Objective ▸
Copy each line that contains the string "this".

══════════════════════════════

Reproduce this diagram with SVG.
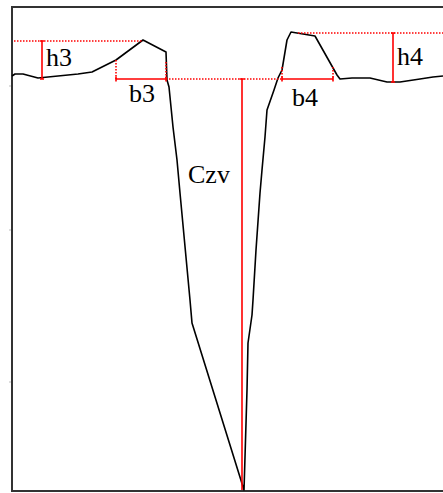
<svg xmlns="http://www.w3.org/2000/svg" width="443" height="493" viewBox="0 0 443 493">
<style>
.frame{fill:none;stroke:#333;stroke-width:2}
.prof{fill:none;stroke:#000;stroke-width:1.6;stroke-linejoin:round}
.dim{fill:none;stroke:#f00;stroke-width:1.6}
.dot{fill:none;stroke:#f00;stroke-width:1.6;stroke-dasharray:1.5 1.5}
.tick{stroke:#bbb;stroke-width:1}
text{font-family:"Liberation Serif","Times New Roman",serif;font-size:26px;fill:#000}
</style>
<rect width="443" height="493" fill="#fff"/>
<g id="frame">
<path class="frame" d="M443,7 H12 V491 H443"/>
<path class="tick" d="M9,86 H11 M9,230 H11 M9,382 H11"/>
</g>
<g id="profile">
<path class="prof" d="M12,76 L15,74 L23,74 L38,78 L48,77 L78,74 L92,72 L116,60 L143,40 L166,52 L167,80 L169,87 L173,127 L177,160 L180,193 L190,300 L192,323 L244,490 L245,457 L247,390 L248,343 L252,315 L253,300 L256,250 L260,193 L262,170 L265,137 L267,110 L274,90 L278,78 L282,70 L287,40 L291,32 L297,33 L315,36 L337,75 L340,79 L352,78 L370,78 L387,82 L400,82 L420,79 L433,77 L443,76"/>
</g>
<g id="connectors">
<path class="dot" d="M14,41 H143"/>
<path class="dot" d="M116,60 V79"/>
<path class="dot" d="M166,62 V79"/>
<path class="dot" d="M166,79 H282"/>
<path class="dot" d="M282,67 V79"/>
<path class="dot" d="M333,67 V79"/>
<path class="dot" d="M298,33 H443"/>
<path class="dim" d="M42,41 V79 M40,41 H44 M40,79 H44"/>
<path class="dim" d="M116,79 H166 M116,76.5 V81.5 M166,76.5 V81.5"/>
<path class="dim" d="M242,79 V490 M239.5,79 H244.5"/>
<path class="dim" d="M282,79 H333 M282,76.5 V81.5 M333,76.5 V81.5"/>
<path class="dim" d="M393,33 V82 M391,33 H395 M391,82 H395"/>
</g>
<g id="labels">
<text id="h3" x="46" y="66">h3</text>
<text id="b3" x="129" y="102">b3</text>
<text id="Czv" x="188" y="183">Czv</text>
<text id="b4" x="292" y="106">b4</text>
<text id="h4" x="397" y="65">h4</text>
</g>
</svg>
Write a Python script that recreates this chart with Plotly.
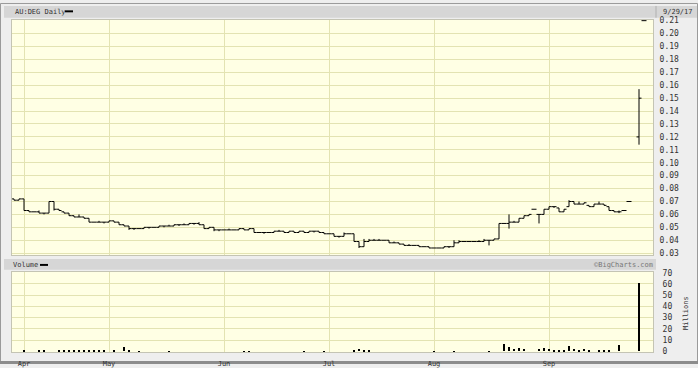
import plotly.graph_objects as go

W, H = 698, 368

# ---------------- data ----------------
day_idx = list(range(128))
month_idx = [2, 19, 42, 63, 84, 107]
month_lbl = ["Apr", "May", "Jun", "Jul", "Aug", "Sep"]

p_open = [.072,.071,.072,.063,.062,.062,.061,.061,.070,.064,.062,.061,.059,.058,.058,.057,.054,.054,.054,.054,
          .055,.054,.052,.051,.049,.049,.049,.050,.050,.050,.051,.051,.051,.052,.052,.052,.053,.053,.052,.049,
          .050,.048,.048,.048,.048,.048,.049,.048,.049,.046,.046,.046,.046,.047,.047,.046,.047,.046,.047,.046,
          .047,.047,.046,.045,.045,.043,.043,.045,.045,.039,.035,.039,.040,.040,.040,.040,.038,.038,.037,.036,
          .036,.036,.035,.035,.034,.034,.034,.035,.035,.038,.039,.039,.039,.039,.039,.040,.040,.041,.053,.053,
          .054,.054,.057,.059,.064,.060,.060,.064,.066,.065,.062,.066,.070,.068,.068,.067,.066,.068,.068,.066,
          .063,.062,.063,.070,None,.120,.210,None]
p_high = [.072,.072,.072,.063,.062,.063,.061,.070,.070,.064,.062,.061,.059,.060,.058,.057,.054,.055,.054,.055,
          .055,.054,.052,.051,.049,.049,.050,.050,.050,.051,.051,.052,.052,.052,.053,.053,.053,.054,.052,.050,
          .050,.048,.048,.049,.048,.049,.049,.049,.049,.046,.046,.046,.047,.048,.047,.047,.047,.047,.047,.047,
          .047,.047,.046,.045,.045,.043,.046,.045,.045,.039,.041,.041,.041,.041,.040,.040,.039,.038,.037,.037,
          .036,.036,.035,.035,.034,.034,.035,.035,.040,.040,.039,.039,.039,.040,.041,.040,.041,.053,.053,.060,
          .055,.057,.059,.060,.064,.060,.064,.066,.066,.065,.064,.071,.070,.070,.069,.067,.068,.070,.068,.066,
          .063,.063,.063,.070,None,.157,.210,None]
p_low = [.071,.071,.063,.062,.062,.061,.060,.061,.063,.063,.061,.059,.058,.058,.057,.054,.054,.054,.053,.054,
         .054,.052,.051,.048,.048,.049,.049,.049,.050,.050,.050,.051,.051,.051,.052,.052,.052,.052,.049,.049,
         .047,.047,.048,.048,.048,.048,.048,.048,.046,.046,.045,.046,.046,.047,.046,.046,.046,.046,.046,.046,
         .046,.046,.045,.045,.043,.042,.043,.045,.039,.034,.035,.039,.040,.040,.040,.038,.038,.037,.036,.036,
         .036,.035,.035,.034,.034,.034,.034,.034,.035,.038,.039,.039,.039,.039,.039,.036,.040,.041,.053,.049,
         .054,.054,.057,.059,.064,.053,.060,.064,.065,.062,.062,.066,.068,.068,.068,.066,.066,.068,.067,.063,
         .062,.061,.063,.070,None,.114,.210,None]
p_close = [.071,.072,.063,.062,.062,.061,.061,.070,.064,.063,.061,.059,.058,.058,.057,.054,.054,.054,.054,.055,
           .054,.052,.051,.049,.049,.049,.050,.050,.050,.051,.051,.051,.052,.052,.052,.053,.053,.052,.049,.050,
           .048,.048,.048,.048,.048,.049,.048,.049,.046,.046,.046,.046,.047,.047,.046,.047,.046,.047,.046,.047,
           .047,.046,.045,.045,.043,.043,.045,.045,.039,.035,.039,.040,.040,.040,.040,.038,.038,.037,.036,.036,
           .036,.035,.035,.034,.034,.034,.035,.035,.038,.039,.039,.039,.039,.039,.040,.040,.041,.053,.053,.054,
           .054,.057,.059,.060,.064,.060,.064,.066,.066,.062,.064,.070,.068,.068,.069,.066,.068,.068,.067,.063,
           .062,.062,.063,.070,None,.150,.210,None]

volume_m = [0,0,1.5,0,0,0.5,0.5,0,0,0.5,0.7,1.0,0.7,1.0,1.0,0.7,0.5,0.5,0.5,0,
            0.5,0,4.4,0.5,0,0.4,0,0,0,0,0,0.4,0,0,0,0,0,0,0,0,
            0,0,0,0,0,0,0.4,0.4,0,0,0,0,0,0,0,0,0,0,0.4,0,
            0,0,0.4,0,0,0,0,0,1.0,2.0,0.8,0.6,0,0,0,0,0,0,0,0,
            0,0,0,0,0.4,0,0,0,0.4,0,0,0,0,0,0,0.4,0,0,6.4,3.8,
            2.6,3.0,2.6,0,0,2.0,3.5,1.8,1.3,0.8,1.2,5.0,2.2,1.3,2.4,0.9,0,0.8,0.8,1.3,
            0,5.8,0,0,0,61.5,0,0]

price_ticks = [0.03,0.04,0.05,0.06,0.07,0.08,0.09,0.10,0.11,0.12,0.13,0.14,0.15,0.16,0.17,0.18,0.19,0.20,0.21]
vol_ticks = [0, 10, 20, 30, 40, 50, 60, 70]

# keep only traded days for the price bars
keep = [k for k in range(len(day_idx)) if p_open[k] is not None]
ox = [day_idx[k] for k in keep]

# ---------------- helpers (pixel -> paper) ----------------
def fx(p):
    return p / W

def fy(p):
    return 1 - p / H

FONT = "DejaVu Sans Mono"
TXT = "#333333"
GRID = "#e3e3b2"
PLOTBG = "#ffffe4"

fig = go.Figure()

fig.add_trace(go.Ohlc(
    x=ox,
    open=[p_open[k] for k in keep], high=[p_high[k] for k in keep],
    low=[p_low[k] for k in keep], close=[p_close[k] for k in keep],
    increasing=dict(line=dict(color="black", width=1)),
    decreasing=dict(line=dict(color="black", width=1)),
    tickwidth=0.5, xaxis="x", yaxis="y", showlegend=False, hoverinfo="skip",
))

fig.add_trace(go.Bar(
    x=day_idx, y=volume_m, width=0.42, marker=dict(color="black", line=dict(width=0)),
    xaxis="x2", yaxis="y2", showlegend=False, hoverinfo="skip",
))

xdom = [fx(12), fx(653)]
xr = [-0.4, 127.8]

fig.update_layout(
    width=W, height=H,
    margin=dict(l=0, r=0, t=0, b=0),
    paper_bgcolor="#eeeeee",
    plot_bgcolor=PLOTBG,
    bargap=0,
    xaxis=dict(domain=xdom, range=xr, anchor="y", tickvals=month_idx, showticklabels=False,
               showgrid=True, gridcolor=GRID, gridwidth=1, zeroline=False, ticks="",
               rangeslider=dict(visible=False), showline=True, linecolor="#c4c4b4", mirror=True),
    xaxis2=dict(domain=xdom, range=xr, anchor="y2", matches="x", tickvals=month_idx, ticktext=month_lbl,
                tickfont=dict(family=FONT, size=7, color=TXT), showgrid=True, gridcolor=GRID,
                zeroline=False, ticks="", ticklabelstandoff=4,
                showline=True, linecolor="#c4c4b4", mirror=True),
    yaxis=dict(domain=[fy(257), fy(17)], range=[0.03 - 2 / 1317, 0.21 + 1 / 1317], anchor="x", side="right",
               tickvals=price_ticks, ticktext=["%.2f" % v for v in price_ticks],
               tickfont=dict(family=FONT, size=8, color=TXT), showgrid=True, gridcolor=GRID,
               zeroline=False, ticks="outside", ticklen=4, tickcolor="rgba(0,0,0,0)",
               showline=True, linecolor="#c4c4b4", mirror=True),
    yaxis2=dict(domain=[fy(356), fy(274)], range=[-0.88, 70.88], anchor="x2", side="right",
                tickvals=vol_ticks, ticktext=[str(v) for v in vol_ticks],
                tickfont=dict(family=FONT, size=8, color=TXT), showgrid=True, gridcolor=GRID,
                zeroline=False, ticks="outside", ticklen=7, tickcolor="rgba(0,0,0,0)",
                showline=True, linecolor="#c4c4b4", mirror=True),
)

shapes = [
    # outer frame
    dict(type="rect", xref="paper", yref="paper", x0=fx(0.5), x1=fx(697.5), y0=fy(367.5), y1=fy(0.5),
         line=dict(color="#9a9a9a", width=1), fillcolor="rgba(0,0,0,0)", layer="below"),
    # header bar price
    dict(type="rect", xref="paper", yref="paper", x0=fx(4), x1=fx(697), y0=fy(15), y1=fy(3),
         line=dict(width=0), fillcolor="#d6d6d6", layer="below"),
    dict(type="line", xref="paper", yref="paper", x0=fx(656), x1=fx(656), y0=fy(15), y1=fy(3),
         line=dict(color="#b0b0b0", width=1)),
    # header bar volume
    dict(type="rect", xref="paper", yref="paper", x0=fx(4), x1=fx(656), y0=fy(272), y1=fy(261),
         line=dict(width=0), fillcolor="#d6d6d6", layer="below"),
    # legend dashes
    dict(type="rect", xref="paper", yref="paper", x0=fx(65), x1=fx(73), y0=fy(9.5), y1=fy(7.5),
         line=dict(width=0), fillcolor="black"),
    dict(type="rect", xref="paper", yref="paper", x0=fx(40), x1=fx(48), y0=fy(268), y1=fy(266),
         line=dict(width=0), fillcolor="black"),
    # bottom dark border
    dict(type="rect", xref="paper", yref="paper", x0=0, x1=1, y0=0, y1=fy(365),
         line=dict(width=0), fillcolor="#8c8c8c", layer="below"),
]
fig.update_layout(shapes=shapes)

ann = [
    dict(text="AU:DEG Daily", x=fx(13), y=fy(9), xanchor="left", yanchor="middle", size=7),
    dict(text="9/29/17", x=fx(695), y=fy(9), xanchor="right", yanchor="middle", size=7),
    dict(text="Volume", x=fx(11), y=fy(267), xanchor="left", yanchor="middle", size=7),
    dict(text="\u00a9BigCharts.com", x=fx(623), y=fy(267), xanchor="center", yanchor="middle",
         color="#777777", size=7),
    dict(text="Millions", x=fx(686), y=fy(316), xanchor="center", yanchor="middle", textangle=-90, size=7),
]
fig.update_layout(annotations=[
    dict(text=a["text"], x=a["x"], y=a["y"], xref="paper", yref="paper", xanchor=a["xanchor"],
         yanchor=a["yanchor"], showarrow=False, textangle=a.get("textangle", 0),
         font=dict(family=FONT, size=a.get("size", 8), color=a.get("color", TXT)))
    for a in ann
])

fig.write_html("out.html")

══════════════════════════════

Exercise output ▸
Reproduce this diagram with SVG.
Write a Python script that recreates this chart with Plotly.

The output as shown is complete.